Bij co-ouderschap is het gebruikelijk dat de kinderbijslag wordt bijgeschreven op een gezamenlijke kinderrekening, aangezien deze 100% bedoeld is voor de kinderen. De verdeling van de kinderbijslag over beide ouders kan verstandig zijn, vooral bij twee of meer kinderen, in verband met het Kind Gebonden Budget (KGB) en de Alleenstaande Ouderkop (AOK).
Het is belangrijk om te realiseren dat veranderingen in de persoonlijke situatie van de ouders, zoals een verhuizing of ziekte, aanleiding kunnen geven tot het aanpassen van het ouderschapsplan en de financiële afspraken.
Vanaf 12 jaar hebben kinderen in Nederland het wettelijke recht om hun mening te geven over zaken die hen aangaan, zoals de vraag bij welke ouder ze willen wonen. Deze mening wordt gehoord tijdens een kindgesprek met de rechter. Hoewel het kind niet zelf de beslissing neemt, kan zijn of haar standpunt wel meewegen in de uiteindelijke regeling.
Voor jongere kinderen is het extra belangrijk dat ouders samen tot overeenstemming komen, om een loyaliteitsconflict te voorkomen.

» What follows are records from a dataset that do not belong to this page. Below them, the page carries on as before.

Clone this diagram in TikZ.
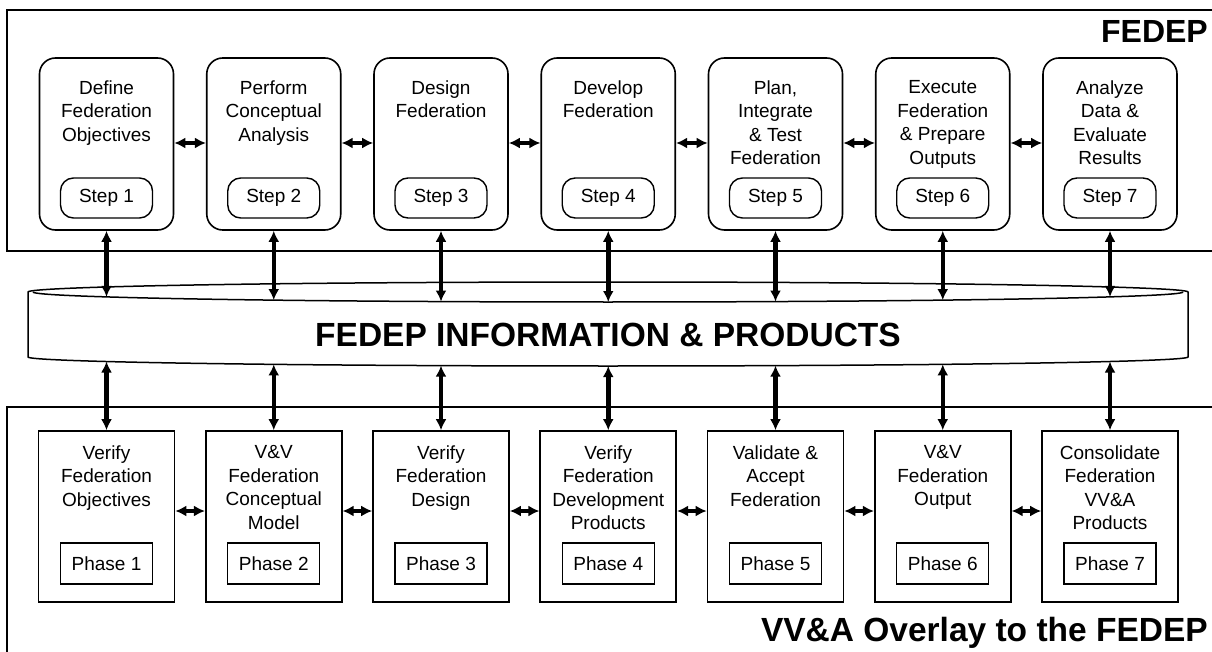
\documentclass[tikz,border=0pt]{standalone}
\usepackage{fontspec}
\setmainfont{Liberation Sans}
\usetikzlibrary{arrows.meta}
\begin{document}
\begin{tikzpicture}[x=1pt,y=-1pt,
  frame/.style={line width=1.6pt},
  topbox/.style={draw,line width=1.6pt,rounded corners=16pt,minimum width=134pt,minimum height=172pt,inner sep=0pt},
  stepoval/.style={draw,line width=1.4pt,rounded corners=13pt,minimum width=92pt,minimum height=40pt,inner sep=0pt,font=\fontsize{19}{22}\selectfont},
  botbox/.style={draw,line width=1.6pt,minimum width=136pt,minimum height=171pt,inner sep=0pt},
  phasebox/.style={draw,line width=1.4pt,minimum width=92pt,minimum height=41pt,inner sep=0pt,font=\fontsize{19}{22}\selectfont},
  lbl/.style={anchor=north,align=center,inner sep=0pt,font=\fontsize{19}{23.5}\selectfont},
  big/.style={inner sep=0pt,font=\fontsize{33.5}{36}\selectfont\bfseries},
  dbl/.style={line width=4.5pt,{Latex[length=11pt,width=11pt]}-{Latex[length=11pt,width=11pt]}},
  band/.style={draw,line width=1.5pt,fill=white}
]
\useasboundingbox[fill=white] (0,0) rectangle (1212,652);
% frames
\draw[frame] (1213,10) -- (7,10) -- (7,251) -- (1213,251);
\draw[frame] (1213,407) -- (7,407) -- (7,653);
% band
\draw[band] (28,292) arc[start angle=180,end angle=360,x radius=580,y radius=10]
  -- (1188,357) arc[start angle=0,end angle=180,x radius=580,y radius=9] -- cycle;
\draw[line width=1.5pt] (33,292) arc[start angle=180,end angle=0,x radius=575,y radius=10];
\node[big,anchor=base] (info) at (608,346.5) {FEDEP INFORMATION \& PRODUCTS};
% titles
\node[big,anchor=base east,font=\fontsize{32}{36}\selectfont\bfseries] (fedep) at (1208,43) {FEDEP};
\node[big,anchor=base east] (vva) at (1208,641) {VV\&A Overlay to the FEDEP};
% boxes
\foreach \i/\cx/\yt/\yb in {1/106.5/296.9/361.5,2/273.75/300.1/364.4,3/441/301.6/365.6,4/608.25/302/366,5/775.5/301.6/365.6,6/942.75/300.1/364.4,7/1110/296.9/361.5}{
  \node[topbox] (t\i) at (\cx,144) {};
  \node[stepoval] (s\i) at (\cx,198) {Step \i};
  \node[botbox] (v\i) at (\cx,516.5) {};
  \node[phasebox] (p\i) at (\cx,563.5) {Phase \i};
  \coordinate (bt\i) at (\cx,\yt);
  \coordinate (bb\i) at (\cx,\yb);
}
% top texts
\node[lbl] (tt1) at (106.5,80.5) {Define\\Federation\\Objectives};
\node[lbl] (tt2) at (273.75,80.5) {Perform\\Conceptual\\Analysis};
\node[lbl] (tt3) at (441,80.5) {Design\\Federation};
\node[lbl] (tt4) at (608.25,80.5) {Develop\\Federation};
\node[lbl] (tt5) at (775.5,80.5) {Plan,\\Integrate\\\& Test\\Federation};
\node[lbl] (tt6) at (942.75,80.5) {Execute\\Federation\\\& Prepare\\Outputs};
\node[lbl] (tt7) at (1110,80.5) {Analyze\\Data \&\\Evaluate\\Results};
% bottom texts
\node[lbl] (bt1x) at (106.5,445.5) {Verify\\Federation\\Objectives};
\node[lbl] (bt2x) at (273.75,445.5) {V\&V\\Federation\\Conceptual\\Model};
\node[lbl] (bt3x) at (441,445.5) {Verify\\Federation\\Design};
\node[lbl] (bt4x) at (608.25,445.5) {Verify\\Federation\\Development\\Products};
\node[lbl] (bt5x) at (775.5,445.5) {Validate \&\\Accept\\Federation};
\node[lbl] (bt6x) at (942.75,445.5) {V\&V\\Federation\\Output};
\node[lbl] (bt7x) at (1110,445.5) {Consolidate\\Federation\\VV\&A\\Products};
% arrows
\foreach \i in {1,...,6}{
  \pgfmathtruncatemacro{\j}{\i+1}
  \draw[dbl] ([yshift=1pt]t\i.east) -- ([yshift=1pt]t\j.west);
  \draw[dbl] ([yshift=5.5pt]v\i.east) -- ([yshift=5.5pt]v\j.west);
}
\foreach \i in {1,...,7}{
  \draw[dbl] (t\i.south) -- (bt\i);
  \draw[dbl] (bb\i) -- (v\i.north);
}
\end{tikzpicture}
\end{document}
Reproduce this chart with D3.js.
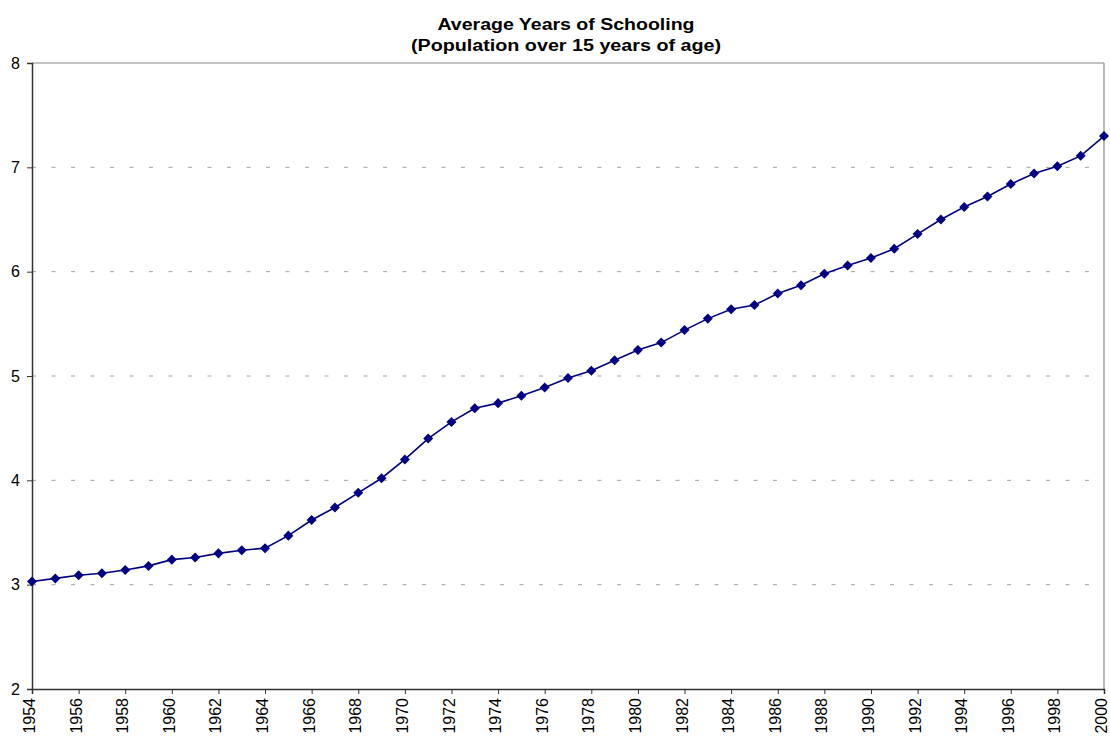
<!DOCTYPE html>
<html><head><meta charset="utf-8">
<script src="https://cdn.jsdelivr.net/npm/d3@7"></script>
<style>body{margin:0;background:#fff}svg{display:block}text{font-family:"Liberation Sans",Arial,sans-serif}</style>
</head><body><svg id="c" width="1110" height="742"></svg>
<script>
const years = d3.range(1954, 2001);
const schooling = [3.03,3.06,3.09,3.11,3.14,3.18,3.24,3.26,3.30,3.33,3.35,3.47,3.62,3.74,3.88,4.02,4.20,4.40,4.56,4.69,4.74,4.81,4.89,4.98,5.05,5.15,5.25,5.32,5.44,5.55,5.64,5.68,5.79,5.87,5.98,6.06,6.13,6.22,6.36,6.50,6.62,6.72,6.84,6.94,7.01,7.11,7.30];
const yTicks = [2,3,4,5,6,7,8];
const xTicks = d3.range(1954, 2001, 2);
const titleLines = ["Average Years of Schooling", "(Population over 15 years of age)"];

const svg = d3.select("#c");
const L = 32, R = 1104, T = 63, B = 689;
const x = d3.scaleLinear().domain([1954, 2000]).range([L, R]);
const y = d3.scaleLinear().domain([2, 8]).range([B, T]);

// title
const titleW = [257, 310];
svg.append("g").selectAll("text").data(titleLines).join("text")
  .attr("x", 566).attr("y", (d,i)=>30 + i*21)
  .attr("text-anchor","middle").attr("font-size","16px").attr("font-weight","bold")
  .attr("textLength",(d,i)=>titleW[i]).attr("lengthAdjust","spacingAndGlyphs").text(d=>d);

// gridlines
svg.append("g").selectAll("line").data(yTicks.filter(v=>v>2 && v<8)).join("line")
  .attr("x1", L).attr("x2", R).attr("y1", d=>y(d)).attr("y2", d=>y(d))
  .attr("stroke", "#a0a0a0").attr("stroke-dasharray","4,15.5").attr("stroke-width",1);
// top and right borders
svg.append("line").attr("x1",L).attr("x2",R).attr("y1",y(8)).attr("y2",y(8)).attr("stroke","#888").attr("stroke-width",1.2);
svg.append("line").attr("x1",R).attr("x2",R).attr("y1",y(8)).attr("y2",y(2)).attr("stroke","#888").attr("stroke-width",1.2);

// y axis
const ya = svg.append("g").attr("transform",`translate(${L},0)`)
  .call(d3.axisLeft(y).tickValues(yTicks).tickSize(5).tickPadding(7).tickFormat(d3.format("d")));
ya.select(".domain").attr("stroke","#333").attr("stroke-width",1.5);
ya.selectAll(".tick line").attr("stroke","#333");
ya.selectAll("text").attr("font-size","16px").attr("fill","#000").attr("font-family","Liberation Sans, Arial, sans-serif");

// x axis
const xa = svg.append("g").attr("transform",`translate(0,${B})`)
  .call(d3.axisBottom(x).tickValues(xTicks).tickSize(5).tickFormat(d3.format("d")));
xa.select(".domain").attr("stroke","#333").attr("stroke-width",1.5);
xa.selectAll(".tick line").attr("stroke","#333");
xa.selectAll("text").attr("font-size","16px").attr("fill","#000").attr("font-family","Liberation Sans, Arial, sans-serif")
  .attr("transform","rotate(-90)").attr("text-anchor","end").attr("x",-9).attr("y",0).attr("dy","0.16em");

// line
const data = years.map((yr,i)=>({yr, v: schooling[i]}));
svg.append("path").datum(data)
  .attr("fill","none").attr("stroke","#000080").attr("stroke-width",1.6)
  .attr("d", d3.line().x(d=>x(d.yr)).y(d=>y(d.v)));
svg.append("g").selectAll("path").data(data).join("path")
  .attr("transform", d=>`translate(${x(d.yr)},${y(d.v)})`)
  .attr("d", d3.symbol(d3.symbolDiamond2, 64)())
  .attr("fill","#000080");
</script></body></html>
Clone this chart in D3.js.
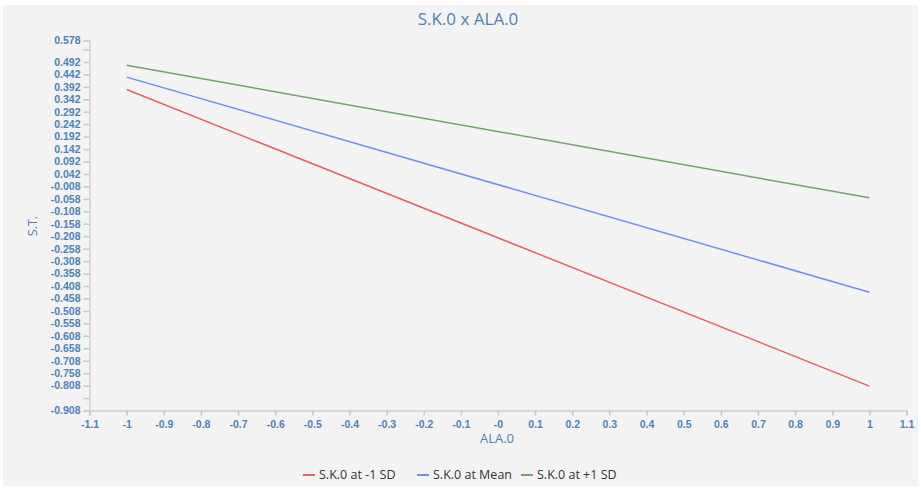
<!DOCTYPE html>
<html><head><meta charset="utf-8">
<script src="https://cdn.jsdelivr.net/npm/d3@7"></script>
<style>
html,body{margin:0;padding:0;background:#fff;}
svg{display:block;font-family:"Open Sans","Noto Sans",sans-serif;}
</style></head>
<body>
<svg id="chart" width="921" height="489"></svg>
<script>
const seriesNames = ["S.K.0 at -1 SD", "S.K.0 at Mean", "S.K.0 at +1 SD"];
const seriesColors = ["#e86060", "#7090f0", "#72a36c"];
const xValues = [-1, 1];
const lowValues = [0.381, -0.810];
const meanValues = [0.431, -0.433];
const highValues = [0.479, -0.054];
const yTickValues = [-0.908,-0.858,-0.808,-0.758,-0.708,-0.658,-0.608,-0.558,-0.508,-0.458,-0.408,-0.358,-0.308,-0.258,-0.208,-0.158,-0.108,-0.058,-0.008,0.042,0.092,0.142,0.192,0.242,0.292,0.342,0.392,0.442,0.492,0.542,0.578];
const yTickLabels = ["-0.908","","-0.808","-0.758","-0.708","-0.658","-0.608","-0.558","-0.508","-0.458","-0.408","-0.358","-0.308","-0.258","-0.208","-0.158","-0.108","-0.058","-0.008","0.042","0.092","0.142","0.192","0.242","0.292","0.342","0.392","0.442","0.492","","0.578"];
const xTickValues = [-1.1,-1,-0.9,-0.8,-0.7,-0.6,-0.5,-0.4,-0.3,-0.2,-0.1,0,0.1,0.2,0.3,0.4,0.5,0.6,0.7,0.8,0.9,1,1.1];
const xTickLabels = ["-1.1","-1","-0.9","-0.8","-0.7","-0.6","-0.5","-0.4","-0.3","-0.2","-0.1","-0","0.1","0.2","0.3","0.4","0.5","0.6","0.7","0.8","0.9","1","1.1"];

const txt = "#4d82b8";
const svg = d3.select("#chart");
svg.append("rect").attr("x",3).attr("y",5).attr("width",915).attr("height",481).attr("fill","#f3f3f3");

const x = d3.scaleLinear().domain([-1.1,1.1]).range([89.5,906.5]);
const y = d3.scaleLinear().domain([-0.908,0.578]).range([410.5,40.5]);

const yAxis = svg.append("g").attr("transform","translate(89.5,0)")
  .call(d3.axisLeft(y).tickValues(yTickValues).tickFormat((d,i)=>yTickLabels[i]).tickSize(6).tickPadding(3));
const xAxis = svg.append("g").attr("transform","translate(0,410.5)")
  .call(d3.axisBottom(x).tickValues(xTickValues).tickFormat((d,i)=>xTickLabels[i]).tickSize(5).tickPadding(5));
[yAxis,xAxis].forEach(g=>{
  g.select(".domain").attr("stroke","#d0d0d0").attr("stroke-width",1.5);
  g.selectAll(".tick line").attr("stroke","#c8c8c8").attr("stroke-width",1.5);
  g.selectAll(".tick text").attr("fill",txt).attr("font-size","10.5px").attr("font-weight","600");
});

const allSeries = [lowValues, meanValues, highValues];
const line = d3.line().x((d,i)=>x(xValues[i])).y(d=>y(d));
allSeries.forEach((vals,k)=>{
  svg.append("path").datum(vals).attr("d",line).attr("fill","none")
    .attr("stroke",seriesColors[k]).attr("stroke-width",1.5);
});

svg.append("text").attr("x",468).attr("y",25).attr("text-anchor","middle")
  .attr("fill",txt).attr("font-size","17px").text("S.K.0 x ALA.0");
svg.append("text").attr("transform","translate(37,226) rotate(-90)").attr("text-anchor","middle")
  .attr("fill",txt).attr("font-size","12.5px").text("S.T.");
svg.append("text").attr("x",497).attr("y",443).attr("text-anchor","middle")
  .attr("fill",txt).attr("font-size","13px").text("ALA.0");

const legendX = [303, 417, 521];
const lg = svg.append("g");
seriesNames.forEach((n,k)=>{
  lg.append("line").attr("x1",legendX[k]).attr("x2",legendX[k]+12).attr("y1",475).attr("y2",475)
    .attr("stroke",seriesColors[k]).attr("stroke-width",2);
  lg.append("text").attr("x",legendX[k]+16).attr("y",479).attr("fill","#333")
    .attr("font-size","12.5px").text(n);
});
</script>
</body></html>
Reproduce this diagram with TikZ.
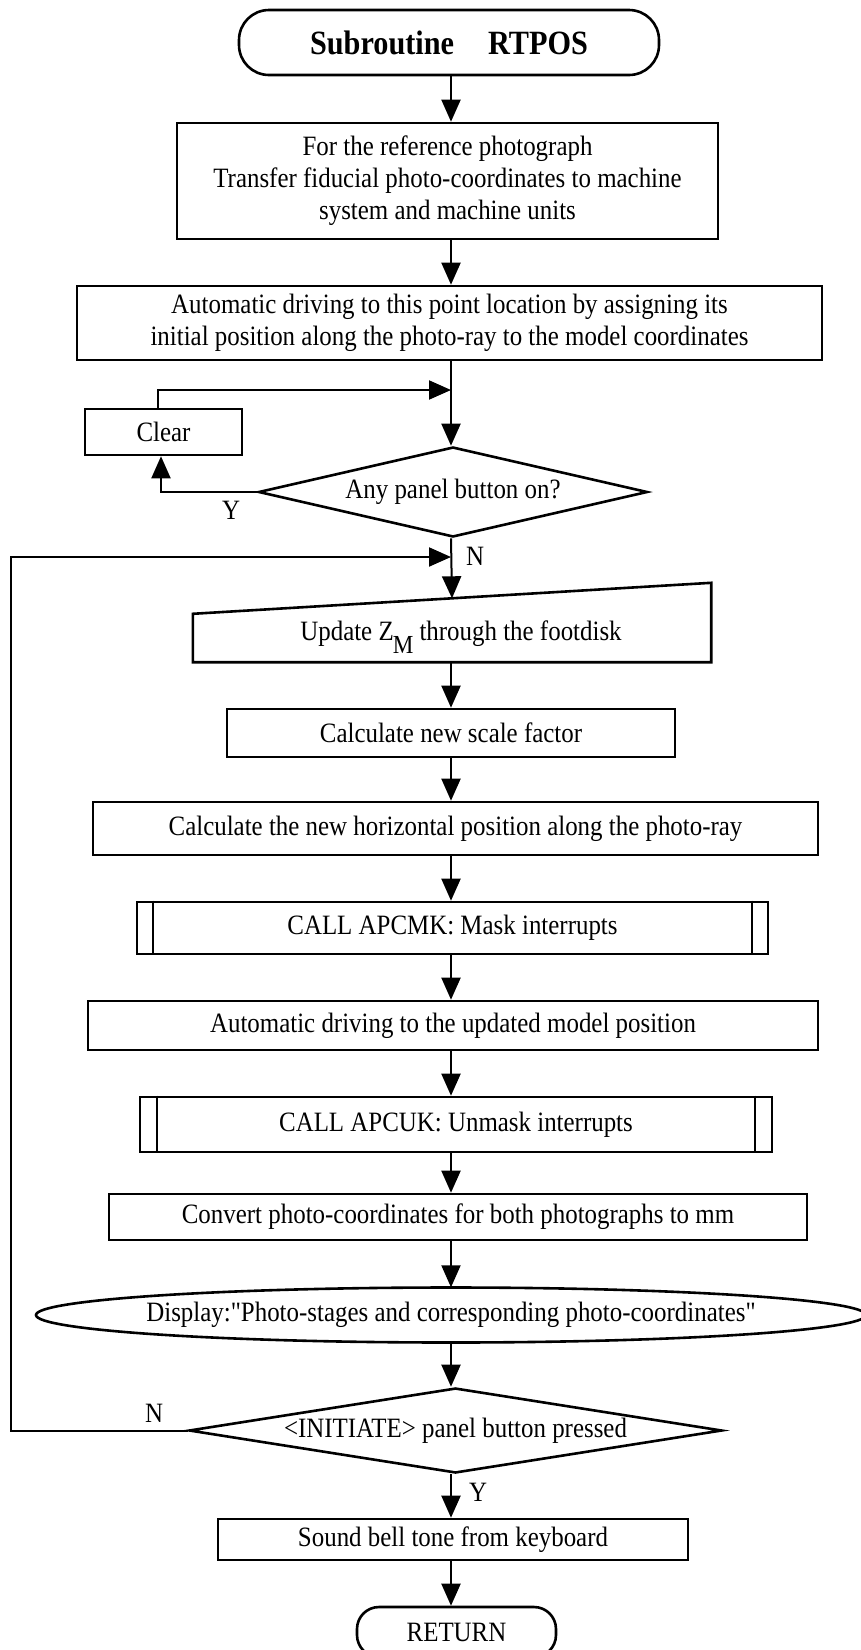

Co-ouderschap is een steeds vaker voorkomende regeling na scheiding, die gericht is op het behoud van een goede relatie tussen kinderen en beide ouders. De wetgeving is de afgelopen jaren aangepast om de positie van vaders te versterken en gezamenlijk ouderlijk gezag de norm te maken. Het is essentieel dat ouders, ook na een scheiding, het belang van hun kinderen vooropstellen en in goed overleg afspraken maken over de zorg en opvoeding. De rechter staat klaar om te bemiddelen en een beslissing te nemen wanneer ouders er samen niet uitkomen, waarbij het welzijn van het kind altijd centraal staat.